题解:时间:92.67%,空间:87.02%
public int lengthOfLongestSubstring(String s) {
// check
if(s == null || s.length() == 0) return 0;
// initial
int[] freq = new int[256];
Arrays.fill(freq, -1);
int l = 0, r = 0, res = 0;
while(r < s.length()){
if(freq[s.charAt(r)] != -1) l = Math.max(l, freq[s.charAt(r)] + 1);
freq[s.charAt(r)] = r++;
res = Math.max(res, r - l);
}
return res;
}
练习:
438. Find All Anagrams in a String
76. Minimum Window Substring
二、查找问题
1)查找有无:是否存在
2)查找对应关系:出现了几次
349. Intersection of Two Arrays // 熟悉Set
描述:Given two arrays, write a function to compute their intersection.

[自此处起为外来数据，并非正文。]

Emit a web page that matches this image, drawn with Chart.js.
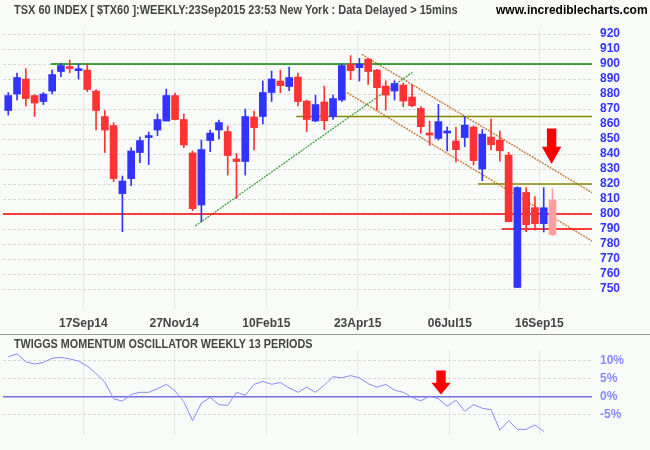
<!DOCTYPE html>
<html><head><meta charset="utf-8">
<script src="https://cdn.jsdelivr.net/npm/chart.js@4"></script>
<style>
html,body{margin:0;padding:0;background:#f9fbf9;}
#wrap{position:relative;width:650px;height:450px;overflow:hidden;font-family:"Liberation Sans",Arial,sans-serif;}
canvas{position:absolute;left:0;}
.t{position:absolute;font-weight:bold;font-size:12px;color:#444;white-space:nowrap;font-family:"Liberation Sans",Arial,sans-serif;transform-origin:0 0;}
#sep{position:absolute;left:0;top:334px;width:650px;height:0;border-top:1px solid #999;}
</style></head><body>
<div id="wrap">
<canvas id="c1" width="650" height="334" style="top:0;width:650px;height:334px"></canvas>
<canvas id="c2" width="650" height="115" style="top:335px;width:650px;height:115px"></canvas>
<div id="sep"></div>
<div class="t" style="left:14px;top:3px;transform:scaleX(0.915);">TSX 60 INDEX [ $TX60 ]:WEEKLY:23Sep2015 23:53 New York : Data Delayed &gt; 15mins</div>
<div class="t" style="left:496px;top:3px;color:#000;">www.incrediblecharts.com</div>
<div class="t" style="left:14px;top:337px;transform:scaleX(0.9);">TWIGGS MOMENTUM OSCILLATOR WEEKLY 13 PERIODS</div>
</div>
<script>
const opens =[869,880,890,879,875,882,895,897.5,895.6,896,882,865,859,813.6,823.6,841,851,856,862,879,863,840.7,806,849,856,855,836.7,835,864.7,865,881,888.7,885,891.3,875.3,862,874.7,865,876,900,897.6,903.3,896,885.3,882,886,878,870.4,853.8,850.4,854,848.7,851,858,830,851.3,849.3,839.3,751,814.4,804.2,793.6,809.3];
const highs =[881,894,897,879.5,881,896,900.4,902.7,900,900,883,869,861,825.3,844.2,851.3,854.7,866.7,883.3,880.7,866.7,842,849.3,856,862.7,858.7,840.4,870,868.7,888.7,895.3,896,898,894,876,879.3,885.3,879.3,900,905.6,903.8,903.8,896.4,888.9,888.9,887.3,886,871.6,862,873.1,858.2,857.8,864.9,858.7,856.4,863.3,855.3,841.1,818.2,817.6,811.6,817.6,816.9];
const lows  =[866,876,872,865,873,880,891.6,894.2,890,881.6,856,841,821.6,788.2,818.9,834.2,832.9,852.2,862,862.7,844.2,802.2,794.9,841.6,850,826,810.4,826,842.7,860,875,880.9,882.2,872,855,861.6,856.2,863,875,889.6,888.7,886.4,869.3,869.3,876,871.6,871.6,853.8,845.8,849.3,842,834.7,844.9,832.7,822.2,842.7,835.3,794.9,750.9,788.2,789.3,788,785.6];
const closes=[879,891,877,874,880,893,899,897,896.4,883,869,856,823.6,822,842,849,852,863,879,863,846,803.6,843,854,861,839,835,865,857.6,881,890,885.6,891,875,863,873,862.2,877,899,895.6,900,895,884.2,879.3,887,875.3,872.2,858.2,852.7,861.6,854.7,842.9,859.3,835.6,853.3,846.2,842.2,794.9,817.6,792.9,793.6,804.2,786.2];
const momentum=[11.0,11.8,9.6,9.0,9.4,10.6,10.8,10.4,9.8,8.4,6.4,4.0,-0.6,-1.2,0.6,1.2,1.2,2.2,3.4,1.6,-1.4,-6.6,-1.8,-0.2,-2.2,-2.4,1.2,0.4,3.4,4.2,3.4,3.9,2.4,1.2,2.6,1.2,3.2,5.5,5.2,5.8,5.2,3.6,2.6,3.4,1.8,1.2,-0.2,-1.2,0.2,-0.6,-2.6,-1.0,-4.0,-2.2,-3.2,-3.6,-9.2,-6.6,-9.0,-9.0,-7.8,-9.6];
const xTickPos=[9.55,19.9,30.4,40.8,51.3,61.5];
const xTickLabels=['17Sep14','27Nov14','10Feb15','23Apr15','06Jul15','16Sep15'];
const priceTicks=[750,760,770,780,790,800,810,820,830,840,850,860,870,880,890,900,910,920];
const momTicks=[-5,0,5,10];
const lineGreen900=[5.84,900,67.5,900];
const lineRed800=[0.4,800,67.5,800];
const lineRed790=[57.2,790,67.5,790];
const lineOlive865=[33.8,865,67.5,865];
const lineOlive820=[54.5,820,67.5,820];
const lineTrendUp=[22.3,792,47.1,894.7];
const lineChanUpper=[41.3,906.4,67.5,814.2];
const lineChanLower=[39.6,880.9,67.5,782];
const lineZero=[0.4,0,67.5,0];
const arrowMain=[62.9,857,833.3];
const arrowMom=[50.3,7.2,0.6];
const lastIncomplete=true;

const XMIN=0.4,XMAX=67.5;
const idx=opens.map((_,i)=>i+1);
const BLUE='#3333ff',RED='#ff3333',PINK='#ffa0a0';
const colors=idx.map((x,i)=> (lastIncomplete&&i===opens.length-1)?PINK:(closes[i]>=opens[i]?BLUE:RED));
function seg(a,color,width,dash){return {type:'line',data:[{x:a[0],y:a[1]},{x:a[2],y:a[3]}],borderColor:color,borderWidth:width,borderDash:dash||[],pointRadius:0,fill:false,order:5,tension:0};}
function arrowPlugin(a,yId){return {id:'arrow'+yId,afterDatasetsDraw(ch){const c=ch.ctx,xs=ch.scales.x,ys=ch.scales[yId];
 const x=xs.getPixelForValue(a[0]),yt=ys.getPixelForValue(a[1]),yb=ys.getPixelForValue(a[2]);
 const h=yb-yt,hw=4.7,hh=9.7,head=h*0.49;
 c.save();c.fillStyle='#ff0000';c.beginPath();
 c.moveTo(x-hw,yt);c.lineTo(x+hw,yt);c.lineTo(x+hw,yb-head);c.lineTo(x+hh,yb-head);c.lineTo(x,yb);c.lineTo(x-hh,yb-head);c.lineTo(x-hw,yb-head);c.closePath();c.fill();c.restore();}};}
const font={family:'"Liberation Sans",Arial,sans-serif',size:12,weight:'bold'};
function xScale(showLabels){return {type:'linear',min:XMIN,max:XMAX,offset:false,bounds:'ticks',
 afterBuildTicks:s=>{s.ticks=xTickPos.map(v=>({value:v}));},
 ticks:{display:showLabels,autoSkip:false,maxRotation:0,color:'#444',font,padding:6,callback:(v,i)=>xTickLabels[i]},
 grid:{color:'#e6e8e6',lineWidth:1,drawTicks:false,offset:false},border:{display:false},
 afterFit:s=>{s.height=showLabels?24:0;}};}

new Chart(document.getElementById('c1'),{
 type:'bar',
 data:{datasets:[
  {label:'wick',data:idx.map((x,i)=>({x,y:[lows[i],highs[i]]})),backgroundColor:colors,barThickness:1,grouped:false,order:1},
  {label:'body',data:idx.map((x,i)=>({x,y:[Math.min(opens[i],closes[i]),Math.max(opens[i],closes[i])]})),backgroundColor:colors,barThickness:7,minBarLength:2,grouped:false,order:0},
  seg(lineGreen900,'#008800',1.5),seg(lineRed800,'#ff0000',1.5),seg(lineRed790,'#ff0000',1.5),
  seg(lineOlive865,'#888800',1.5),seg(lineOlive820,'#888800',1.5),
  seg(lineTrendUp,'#33a033',1.2,[2,1]),seg(lineChanUpper,'#cc8040',1.5,[2,1]),seg(lineChanLower,'#cc8040',1.5,[2,1])
 ]},
 options:{responsive:false,animation:false,devicePixelRatio:1,
  layout:{padding:{left:3,top:30,right:0,bottom:0}},
  plugins:{legend:{display:false},tooltip:{enabled:false}},
  scales:{x:xScale(true),
   y:{position:'right',min:736,max:922.7,
    afterBuildTicks:s=>{s.ticks=priceTicks.map(v=>({value:v}));},
    ticks:{color:'#3333ff',font,padding:8,autoSkip:false},
    grid:{color:'#d8d8d8',drawTicks:false},border:{display:false,dash:[3,2]},
    afterFit:s=>{s.width=58;}}}},
 plugins:[arrowPlugin(arrowMain,'y')]
});

new Chart(document.getElementById('c2'),{
 type:'line',
 data:{datasets:[
  seg(lineZero,'#7070d8',1.5),
  {data:momentum.map((v,i)=>({x:i+1,y:v})),borderColor:'#8888ff',borderWidth:1,pointRadius:0,fill:false,tension:0,order:1}
 ]},
 options:{responsive:false,animation:false,devicePixelRatio:1,
  layout:{padding:{left:3,top:10,right:0,bottom:8}},
  plugins:{legend:{display:false},tooltip:{enabled:false}},
  scales:{x:xScale(false),
   y:{position:'right',min:-10.5,max:12.8,
    afterBuildTicks:s=>{s.ticks=momTicks.map(v=>({value:v}));},
    ticks:{color:'#8888ff',font,padding:8,autoSkip:false,callback:v=>v+'%'},
    grid:{color:'#d8d8d8',drawTicks:false},border:{display:false,dash:[3,2]},
    afterFit:s=>{s.width=58;}}}},
 plugins:[arrowPlugin(arrowMom,'y')]
});
</script></body></html>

Input: nums1 = [1,2,2,1], nums2 = [2,2]
Output: [2]
public int[] intersection(int[] nums1, int[] nums2) {
if(nums1 == null || nums1.length == 0 || nums2 == null || nums2.length == 0)
return new int[0];
Set<Integer> set1 = new HashSet<Integer>();
Set<Integer> setTemp = new HashSet<Integer>();
for(int num : nums1) set1.add(num);
for(int num : nums2) if(set1.contains(num)) setTemp.add(num);
int k = setTemp.size();
int[] res = new int[k];
for(int num : setTemp) res[--k] = num;
return res;
}
350. Intersection of Two Arrays II // 熟悉 Map
描述:Given two arrays, write a function to compute their intersection.
Input: nums1 = [1,2,2,1], nums2 = [2,2]
Output: [2,2]
public int[] intersect(int[] nums1, int[] nums2) {
if(nums1 == null || nums1.length == 0 || nums2 == null || nums2.length == 0)
return new int[0];
Map<Integer, Integer> map = new HashMap<Integer, Integer>();
for(int num : nums1){
map.put(num, map.getOrDefault(num, 0) + 1);
}
List<Integer> list = new ArrayList<Integer>();
for(int num : nums2){
if(map.get(num) != null && map.get(num) > 0){
list.add(num);
map.put(num, map.get(num) - 1);
}
}
int k = list.size();
int[] arr = new int[k];
for(int num : list) arr[--k] = num;
return arr;
}
242. Valid Anagram
题目描述:Given two strings s and t , write a function to determine if t is an anagram of s.
202. Happy Number
290. Word Pattern
205. Isomorphic Strings
451. Sort Characters By Frequency
查找表的经典问题:
1. Two Sum
Given an array of integers, return indices of the two numbers such that they add up to a specific target.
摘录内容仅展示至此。